Award-winning author to visit Northwestern

Award-winning novelist Jessie Van Eerden will speak in Northwestern College’s chapel services on Monday, April 7, at 10:05 a.m. and Tuesday, April 8, at 11:05 a.m. The event is free and open to the public.

Van Eerden’s nonfiction work has appeared in numerous publications, including “The Oxford American,” “River Teeth” and “Bellingham Review.” Her prose has also been included in “Best American Spiritual Writing” and “Red Holler: An Anthology of Contemporary Appalachian Literature.” In 2012, Van Eerden published her first novel, “Glorybound,” which won the 2012 ForeWord Review’s Editor’s Choice Prize Fiction award.

“I am excited to have Jessie visit campus,” says Dr. Sam Martin, associate professor of English at Northwestern. “She is a remarkable and compelling storyteller, one who cares deeply for both her characters and the language with which she brings those characters to life on the page.”

A West Virginia native, Van Eerden has taught for over 10 years in college classrooms and in adult literacy programs. A graduate of West Virginia University, Van Eerden earned a Master of Fine Arts degree in nonfiction writing from the University of Iowa. She currently directs the low-residency M.F.A. writing program at West Virginia Wesleyan College.

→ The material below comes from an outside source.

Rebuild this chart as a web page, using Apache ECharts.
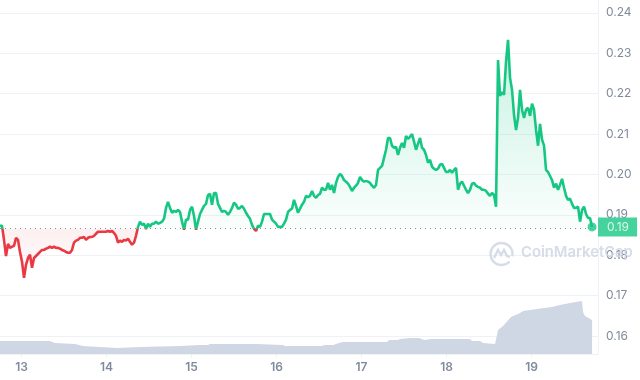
<!DOCTYPE html>
<html><head><meta charset="utf-8">
<style>html,body{margin:0;padding:0;background:#fff}#c{width:640px;height:380px}</style>
<script src="https://cdn.jsdelivr.net/npm/echarts@6/dist/echarts.min.js"></script></head>
<body><div id="c"></div>
<script>
const dayTicks = [13,14,15,16,17,18,19];
const priceTicks = [0.16,0.17,0.18,0.19,0.20,0.21,0.22,0.23,0.24];
const baselinePrice = 0.1866;
const firstDay = 12.747, dayStep = 0.02353;
const prices = [
.1873,.1873,.1838,.1798,.1828,.1818,.1821,.1823,.1843,.1838,.1808,.1784,.1744,.1776,.1793,.1801,.1769,.1793,.1798,.1803,
.1808,.1813,.1813,.1816,.1818,.1821,.1818,.1821,.1818,.1818,.1816,.1813,.1811,.1808,.1806,.1806,.1813,.1831,.1836,.1838,
.1843,.1843,.1845,.1838,.1843,.1845,.1845,.1848,.1853,.1858,.1858,.1858,.1858,.1858,.1860,.1858,.1860,.1855,.1848,.1831,
.1836,.1833,.1838,.1836,.1841,.1833,.1826,.1831,.1848,.1870,.1883,.1875,.1878,.1865,.1878,.1870,.1878,.1878,.1883,.1878,
.1880,.1883,.1890,.1917,.1932,.1917,.1905,.1910,.1907,.1912,.1907,.1883,.1863,.1888,.1888,.1912,.1920,.1897,.1863,.1883,
.1902,.1912,.1922,.1927,.1949,.1952,.1925,.1954,.1954,.1927,.1917,.1907,.1910,.1907,.1900,.1907,.1917,.1930,.1925,.1915,
.1917,.1922,.1915,.1905,.1897,.1890,.1875,.1865,.1860,.1873,.1870,.1883,.1902,.1902,.1902,.1902,.1888,.1883,.1878,.1870,
.1870,.1870,.1878,.1888,.1907,.1912,.1915,.1937,.1922,.1905,.1915,.1925,.1932,.1947,.1944,.1947,.1959,.1947,.1942,.1949,
.1952,.1967,.1962,.1962,.1979,.1962,.1974,.1954,.1979,.1994,.2001,.1996,.1986,.1982,.1977,.1969,.1959,.1967,.1972,.1979,
.1994,.1986,.1982,.1984,.1982,.1979,.1972,.1967,.1974,.2011,.2016,.2021,.2041,.2061,.2090,.2090,.2071,.2066,.2068,.2048,
.2066,.2078,.2066,.2095,.2088,.2093,.2100,.2081,.2061,.2076,.2090,.2066,.2061,.2048,.2029,.2036,.2019,.2014,.2011,.2014,
.2024,.2026,.2016,.2006,.2006,.2011,.2004,.2011,.2016,.1962,.1977,.1982,.1972,.1962,.1954,.1962,.1977,.1979,.1972,.1969,
.1967,.1962,.1962,.1959,.1952,.1947,.1954,.1949,.1920,.2283,.2194,.2204,.2197,.2279,.2333,.2239,.2209,.2147,.2110,.2140,
.2209,.2160,.2140,.2160,.2165,.2145,.2175,.2160,.2110,.2071,.2125,.2086,.2071,.2011,.2006,.1996,.1986,.1967,.1977,.1962,
.1974,.1989,.1967,.1947,.1937,.1940,.1927,.1917,.1917,.1920,.1883,.1912,.1920,.1902,.1892,.1892,.1870
];
const volumeDays = [12.747,13.335,13.394,13.629,13.724,13.924,14.124,14.394,14.865,15.100,15.194,15.218,15.759,15.782,16.076,16.100,16.535,16.559,16.665,16.735,16.782,17.300,17.324,17.429,17.453,17.571,17.676,17.735,17.829,18.276,18.300,18.394,18.429,18.571,18.594,18.606,18.665,18.759,18.865,18.900,19.065,19.241,19.335,19.453,19.594,19.606,19.629,19.712];
const volumes = [26,26,22,20,16,14,12,14,16,18,18,20,20,18,18,16,16,18,18,22,24,24,28,28,30,32,32,28,30,30,26,26,22,20,20,48,56,74,82,86,90,94,98,102,106,84,76,68];

const GREEN='#16c784', RED='#ea3943', GRID='#eff2f5', TEXT='#808a9d', FONT='Inter';
const priceData = prices.map((p,i)=>[firstDay+i*dayStep,p]);
const volumeData = volumes.map((v,i)=>[volumeDays[i],v]);

const chart = echarts.init(document.getElementById('c'),null,{renderer:'canvas'});
chart.setOption({
  animation:false,
  backgroundColor:'#fff',
  grid:{left:0,right:42,top:0,bottom:26,containLabel:false},
  xAxis:{type:'value',min:12.747,max:19.782,
    axisLine:{show:true,lineStyle:{color:GRID,width:1}},
    axisTick:{show:true,length:4,lineStyle:{color:GRID},customValues:dayTicks},
    axisLabel:{customValues:dayTicks,color:TEXT,fontFamily:FONT,fontSize:12,fontWeight:600,margin:7,formatter:v=>String(v)},
    splitLine:{show:false}},
  yAxis:[
   {type:'value',position:'right',min:0.15554,max:0.24317,
    axisLine:{show:true,lineStyle:{color:GRID,width:1}},
    axisTick:{show:false,customValues:priceTicks},
    axisLabel:{customValues:priceTicks,color:TEXT,fontFamily:FONT,fontSize:12,margin:8,formatter:v=>v.toFixed(2)},
    splitLine:{show:true,lineStyle:{color:GRID,width:1}}},
   {type:'value',show:false,min:0,max:708,splitLine:{show:false}}
  ],
  visualMap:{show:false,type:'piecewise',seriesIndex:1,dimension:1,
    pieces:[{gt:baselinePrice,lte:1,color:GREEN},{gt:0,lte:baselinePrice,color:RED}]},
  series:[
   {type:'line',name:'volume',yAxisIndex:1,data:volumeData,symbol:'none',lineStyle:{width:0},
    areaStyle:{color:'#cfd6e4',opacity:1},z:1},
   {type:'line',name:'price',yAxisIndex:0,data:priceData,symbol:'none',lineStyle:{width:2.6},z:3,
    areaStyle:{origin:baselinePrice,opacity:1,color:{type:'linear',global:true,x:0,y:40,x2:0,y2:285,colorStops:[
      {offset:0,color:'rgba(22,199,132,0.24)'},
      {offset:0.77,color:'rgba(22,199,132,0.015)'},
      {offset:0.77,color:'rgba(234,57,67,0.08)'},
      {offset:1,color:'rgba(234,57,67,0)'}]}},
    markLine:{silent:true,symbol:'none',precision:4,label:{show:false},
      lineStyle:{color:TEXT,width:1,type:[1,4]},data:[{yAxis:baselinePrice}]}},
   {type:'scatter',name:'last',yAxisIndex:0,data:[priceData[priceData.length-1]],symbol:'circle',symbolSize:9,z:5,
    itemStyle:{color:GREEN},
    label:{show:true,position:'right',distance:1.5,formatter:p=>p.value[1].toFixed(2),color:'#fff',
      backgroundColor:GREEN,padding:[4,8,3,9],fontFamily:FONT,fontSize:12}}
  ],
  graphic:[
   {type:'arc',z:20,silent:true,shape:{cx:501.5,cy:254,r:11,startAngle:0.75,endAngle:0.2,clockwise:true},
    style:{fill:null,stroke:'#cfd6e4',lineWidth:2.4,opacity:0.85}},
   {type:'polyline',z:20,silent:true,shape:{points:[[494,258],[498,250],[501,255],[504,250],[507,256],[510,257]]},
    style:{fill:null,stroke:'#cfd6e4',lineWidth:2.4,opacity:0.85}},
   {type:'text',x:521,y:245,z:20,silent:true,
    style:{text:'CoinMarketCap',fill:'#cfd6e4',opacity:0.85,font:'600 14.8px Inter'}}
  ]
});
</script></body></html>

In additional to her chapel talks, Van Eerden will also read from a selection of her work during a Deep Song Reading Series presentation in the Te Paske Gallery on April 8 at 7 p.m. The Deep Song Reading Series is hosted by Northwestern’s English department for the purpose of allowing students and community members the opportunity to listen to new and emerging authors speak about their works and share some of their experiences in writing.

Van Eerden is appearing under the auspices of the Ronald R. Nelson Scholars and Artists in Residence Program, which seeks to inspire students with scholarship that encourages peace and justice. The program is named in honor of a history professor who taught at Northwestern from 1974 until his death in 1985.